O caso é que o trecho Oeste liga as principais rodovias do Estado – Anhanguera, Bandeirantes, Castelo Branco, Raposo Tavares e Régis Bittencourt – e passa por uma região densamente povoada, hoje em pleno boom imobiliário. Grande parte do movimento do trecho Oeste é interno, deixando pouco tráfego para o tramo Sul, que o ligará ao complexo Imigrantes/Anchieta. O trecho Sul, além do mais, passa por uma de proteção ambiental, pouco habitada e sem nenhuma perspectiva de expansão imobiliária.

O trecho Oeste registrou uma movimentação respeitável de 25 milhões de veículos no terceiro trimestre deste ano – o terceiro maior fluxo do grupo CCR, atrás da Autoban e da Dutra. A empresa espera resultados melhores: com o acionamento do trecho Sul, a previsão é de um aumento de 30% a 40% no movimento de veículos.

O grande movimento do Rodoanel Oeste, contudo, não significa grande fluxo de caixa: em receita, o ativo está em quinto lugar na carteira do grupo – faturou R$ 32 milhões no terceiro trimestre, o equivalente a 4,1% da receita total. A tarifa média é de R$ 1,30, enquanto a média dos demais ativos da CCR é R$ 5,02.

Essa é outra preocupação do setor. Alguns empresários acreditam que o modelo de leilões por menor tarifa não comportaria um investimento de até R$ 4 bilhões em obras que podem levar mais de 2 anos para ficarem prontas. O modelo por menor tarifa, adotado nos últimos grandes leilões rodoviários, alcançaram deságios superiores a 60% – caso do Rodoanel Oeste – e registraram taxas de retorno bem mais modestas do que os até 20% dos leilões antigos – as novas projeções apontam taxas de 10%, ou menores. Os críticos apontam ainda a utilização de cenários econômicos excessivamente otimistas para acomodar as apostas.

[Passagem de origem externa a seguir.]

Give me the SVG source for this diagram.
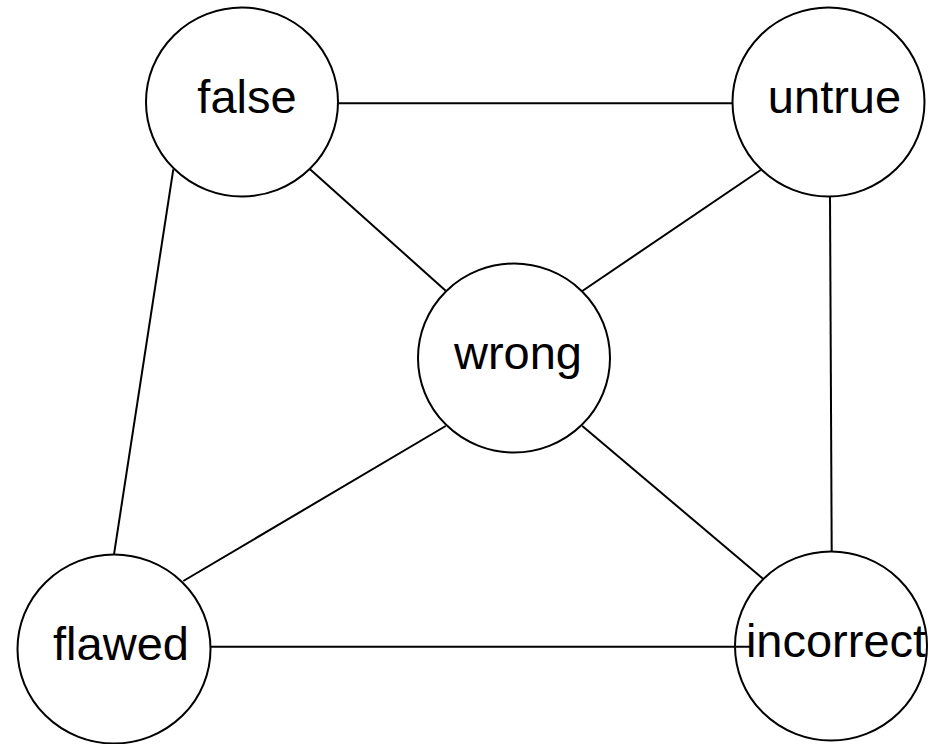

Para um executivo da área, agora o setor já está bem mais escaldado. O último grande lance nos leilões rodoviários, a Dom Pedro I, feito no fim do ano passado, exigia outorga de R$ 1,3 bilhão, e atraiu um único concorrente – a Odebrecht.

Há também receio sobre o custo das obras, diz fonte do setor. O trecho Sul, estimado inicialmente em R$ 3 bilhões, ficou em R$ 3,5 bilhões após iniciadas as obras, e hoje já se fala em até R$ 4,5 bilhões para terminar o empreendimento – devido em boa parte ao impacto dos obstáculos ambientais. Como a obra foi contratada pelo Estado, ele é quem paga a conta. O novo trecho Leste deve sair por R$ 4 bilhões, nas estimativas do Estado – incluídas as desapropriações, bancadas pelo governo -, deixando o custo das obras em R$ 3 bilhões.

Caso o governo consiga inaugurar o seu trecho Leste do Rodoanel como pretende, faria a primeira concessão rodoviária “greenfield” do país – no jargão da área, um projeto iniciado do zero. Comum no setor elétrico, esse tipo de contrato é considerado pouco viável em outras áreas. O único caso semelhante foi a licitação do conjunto Anchieta/Imigrantes, em 1998, que incumbiu ao concessionário a duplicação da Imigrantes, o que custou cerca de R$ 1,5 bilhão. Mas o preço do pedágio, fixado pelo governo, é hoje dos maiores do país: a tarifa média é de R$ 11,63.

Supondo que o governo fixe uma tarifa mais alta, o último obstáculo seria levantar o dinheiro. As empresas reclamam da exigência de garantias corporativas do BNDES, o que pesa no balanço e já atrapalha projetos na área de energia. Com o alto custo das obras, os concorrentes serão poucos: aposta-se na CCR (de Camargo Corrêa, Andrade Gutierrez e Serveng), na Ecovias (da CR Almeida) e na Odebrecht. Recém-chegada às concessões paulistas, a OAS montou um consórcio poderoso com Previ, Petros e Funcef para levar a Raposo Tavares no fim do ano passado, e pode entrar no time. Concorrentes fortes nos leilões recentes, a BRvias, OHL e TPI podem ficar de fora, diz-se, por falta de poder de fogo.